Pantheon's pricing page lists three Performance tiers. The actual monthly invoice rarely matches that list. After Multidev seats, premium support, NewRelic, and traffic overage, the real number is often 1.5x to 2x the headline plan. This post walks through what each line item is, what it buys, and where the negotiation room sits.
The headline plans
As of early 2026, Pantheon Performance retail looks roughly like this:
- Performance Small: $159/month. 5 GB storage, low monthly visits, two environments included.
- Performance Medium: $399/month. 10 GB storage, more visits, three environments.
- Performance Large: $749/month. 20 GB storage, 10 environments.
- Performance XL: $1,799/month. 40 GB storage, 15 environments.
- Performance XXL: $3,499/month. 100 GB storage, 25 environments.
- Elite: custom-priced, typically starts at $2,500/month and goes up sharply with traffic and SLA.
If you are evaluating Pantheon against an alternative based on the headline price, you are comparing the wrong number.

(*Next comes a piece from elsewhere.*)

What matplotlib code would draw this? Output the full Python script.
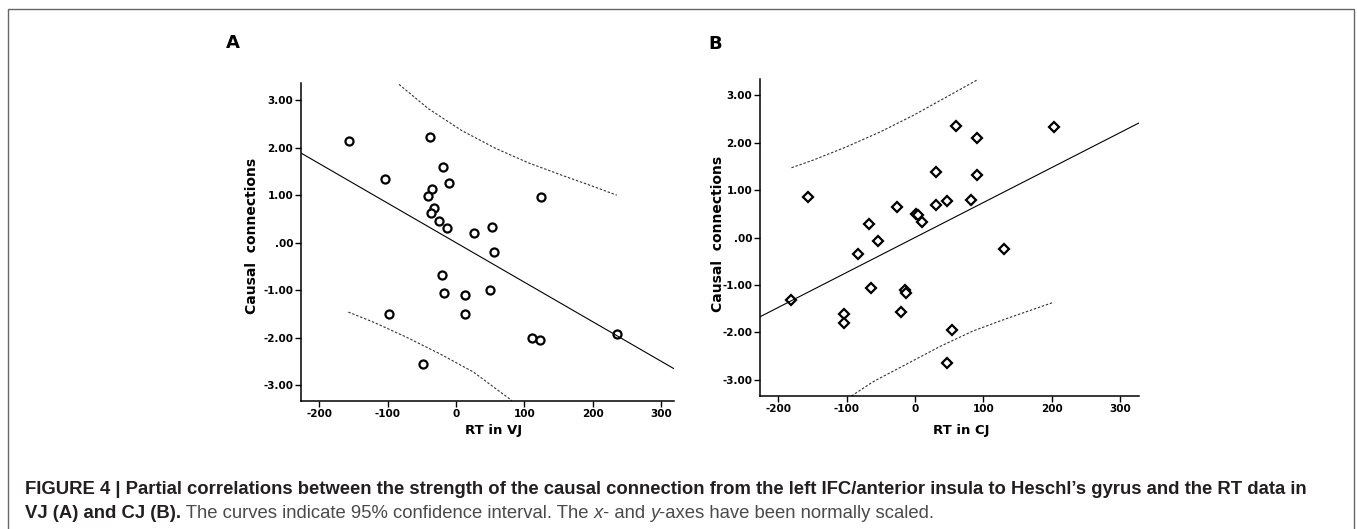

What is on the actual invoice
Multidev seats
Multidev is the feature people sign up for. On Performance Small and Medium, the number of seats is constrained. Real engineering teams hit that limit and either drop to less-than-ideal workflow or pay for a higher tier purely to unlock more environments.
NewRelic
NewRelic is a Pantheon add-on, not an included service. It runs $50 to $250/month per site depending on usage. Most agencies enable it because Pantheon's bundled monitoring is sparse, and most agencies forget it is a line item. Check yours.
Object cache, Solr, and search
Object Cache (Redis) is included on Performance plans. Solr is included on most. But if your site is on Basic (developer) or you are running a non-Drupal codebase that needs custom services, you are paying for those.
Traffic overage
Each plan has a monthly visit cap. Go over and Pantheon either forces you up a tier or charges per-visit overage. For sites with seasonal traffic spikes (publisher, e-commerce, lead-gen) the overage line item can dwarf the base plan some months.
Premium support
Standard support handles tickets in business hours. Premium support adds 24x7 and faster response. Premium runs an extra $1,000+/month for Performance plans, more for Elite. Most enterprise contracts include it; most growing teams do not realize they need it until an incident happens.
Pro Tools
Includes things like multi-zone backups, advanced analytics, deploy hooks. Some plans include some of these; others are add-ons. Read the fine print on your contract.
What you actually pay
A typical real Pantheon invoice for a mid-sized Drupal site (Performance Medium, NewRelic, premium support, occasional overage) runs $1,200 to $2,500/month. The headline $399 was just the entry point.
For sites on Performance Large or up, total monthly Pantheon spend often crosses $3,000. At that point you are paying $36,000+ a year for hosting alone, before any Drupal engineering work.
Where the negotiation room is
- Multi-year commits: Pantheon offers 10 to 20 percent off list for a 2 or 3 year commit, signed annually. If you are stable on Pantheon and not actively shopping, ask. They often agree.
- Seasonal traffic profiles: If your traffic peaks in Q4 and is flat the rest of the year, ask for a structured plan with overage caps rather than a permanent upgrade.
- NewRelic alternatives: Pantheon will accept a no-NewRelic deployment if you bring your own observability (Datadog, Better Stack, custom Grafana). Drop the line item.
- Premium support cap: Negotiate the SLA you actually need. 24x7 with 1 hour response is not the same product as 24x7 with 4 hour response. The cheaper one is often enough.
When Pantheon is the right answer
For all the friction in the pricing model, Pantheon does some things well. Multidev as a workflow primitive is genuinely good. The Drupal-aware infrastructure (Solr, Redis, file system handling) means you do not configure those services yourself. If your team has zero ops capacity and the budget supports it, Pantheon is a defensible choice.
Pantheon is the wrong answer when you are paying enterprise hosting prices and getting agency engineering elsewhere. At that point, the bundled hosting plus engineering retainer model wins on both cost and accountability.
The alternative we recommend
WebEvra's Drupal care plans bundle managed Hetzner-backed hosting with senior engineering hours. Essential at $499 a month includes hosting plus 4 dev hours; Professional at $999 includes 10 dev hours; Enterprise at $1,999+ includes 25 dev hours. For Pantheon Performance Large customers ($749/month hosting plus typically $1,500+ in agency dev costs), the move to a WebEvra care plan saves $1,000 to $2,000 a month while attaching a real engineer to the engagement.
If you are on Pantheon and the invoice is creeping, run the numbers on the interactive cost calculator. It runs on your inputs, no email gate, no sales call until you ask for one.
One last thing
The most expensive thing about Pantheon is rarely the line items on the invoice. It is the absence of a senior Drupal engineer who knows your codebase. Hosting infrastructure is largely commoditized; the constraint on most Drupal sites in 2026 is engineering time. Whatever platform you pick, the question to ask is: who is going to be on the call when something breaks at 3am?